Cuando muere una lengua,
sus palabras de amor,
entonación de dolor y querencia,
tal vez viejos cantos,
relatos, discursos, plegarias,
nadie, cual fueron,
alcanzará a repetir.
Ihcuac tlahtolli ye miqui,
occequintin ye omiqueh
ihuan miec huel miquizqueh.
Tezcatl maniz puztecqui,
netzatzililiztli icehuallo
cemihcac necahualoh:
totlacayo motolinia.
Cuando muere una lengua,
ya muchas han muerto
y muchas pueden morir.
Espejos para siempre quebrados,
sombra de voces
para siempre acalladas:
la humanidad se empobrece.
Este año de 2019, a propósito del festejo de sus 93 años, el gobierno de México a través de la Secretaría de Cultura y el Instituto Nacional de Antropología e Historia organizaron un homenaje nacional al que se sumaron diversas instituciones gubernamentales y universitarios, en donde participaron diversos académicos para rendirle un reconocimiento por su vida, obra y trayectoria. Por problemas de salud ya no pudo acudir. Sumado a una decena de reconocimientos nacionales e internacionales, hace unos días, la Secretaría de Educación Pública (SEP), le otorgó la medalla Nezahualcóyotl, con la que se inauguró un reconocimiento para “quienes han ayudado a nuestro mundo indígena, a comprenderlo y a entender esa parte tan importante de México que es necesario apoyar y reconocer”, como lo expresó Esteban Moctezuma Barragán, Secretario de Educación, a su hoy viuda, la Dra. Ascensión Hernández Triviño.
Don Miguel se ha ido, pero nos deja huella de su presencia a través de un legado que dará testimonio, a las nuevas generaciones, de su entrega y pasión por nuestro país.
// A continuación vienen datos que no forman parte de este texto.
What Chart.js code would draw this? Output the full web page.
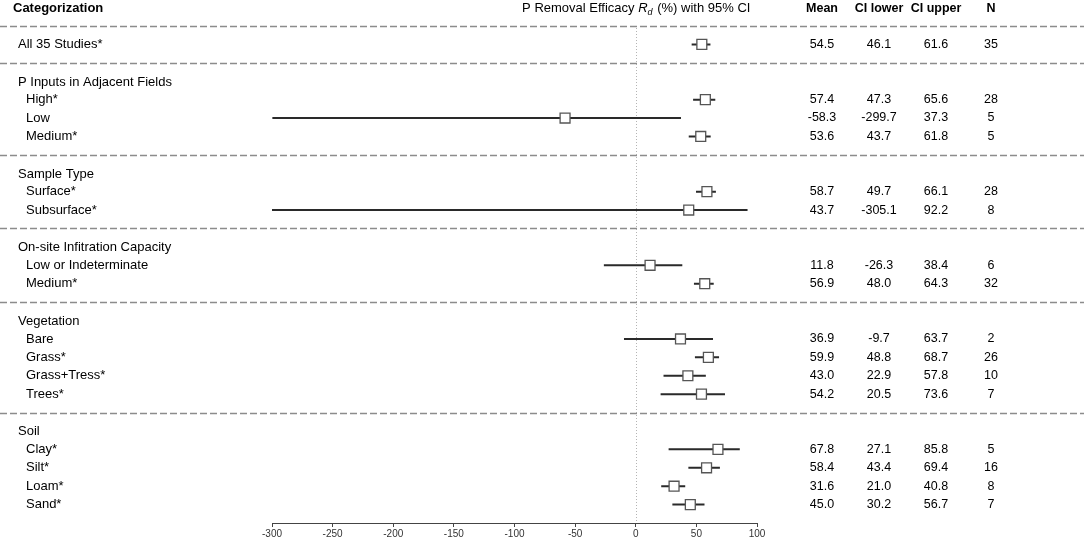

Descanse en paz, Miguel León-Portilla, tlamatini de México, sabio narrador, maestro y cronista de enigmas, augurios y esperanzas. Ahora más que nunca su voz es memoria de México, ése país en donde Nezahualcóyotl, el rey poeta, también le cantó a la finitud de la existencia:
¿Acaso de verdad se vive en la tierra?
No para siempre en la tierra:
Sólo un poco aquí.
Aunque sea jade se quiebra,
Aunque sea oro se desgasta,
Aunque sea plumaje de quetzal se desgarra.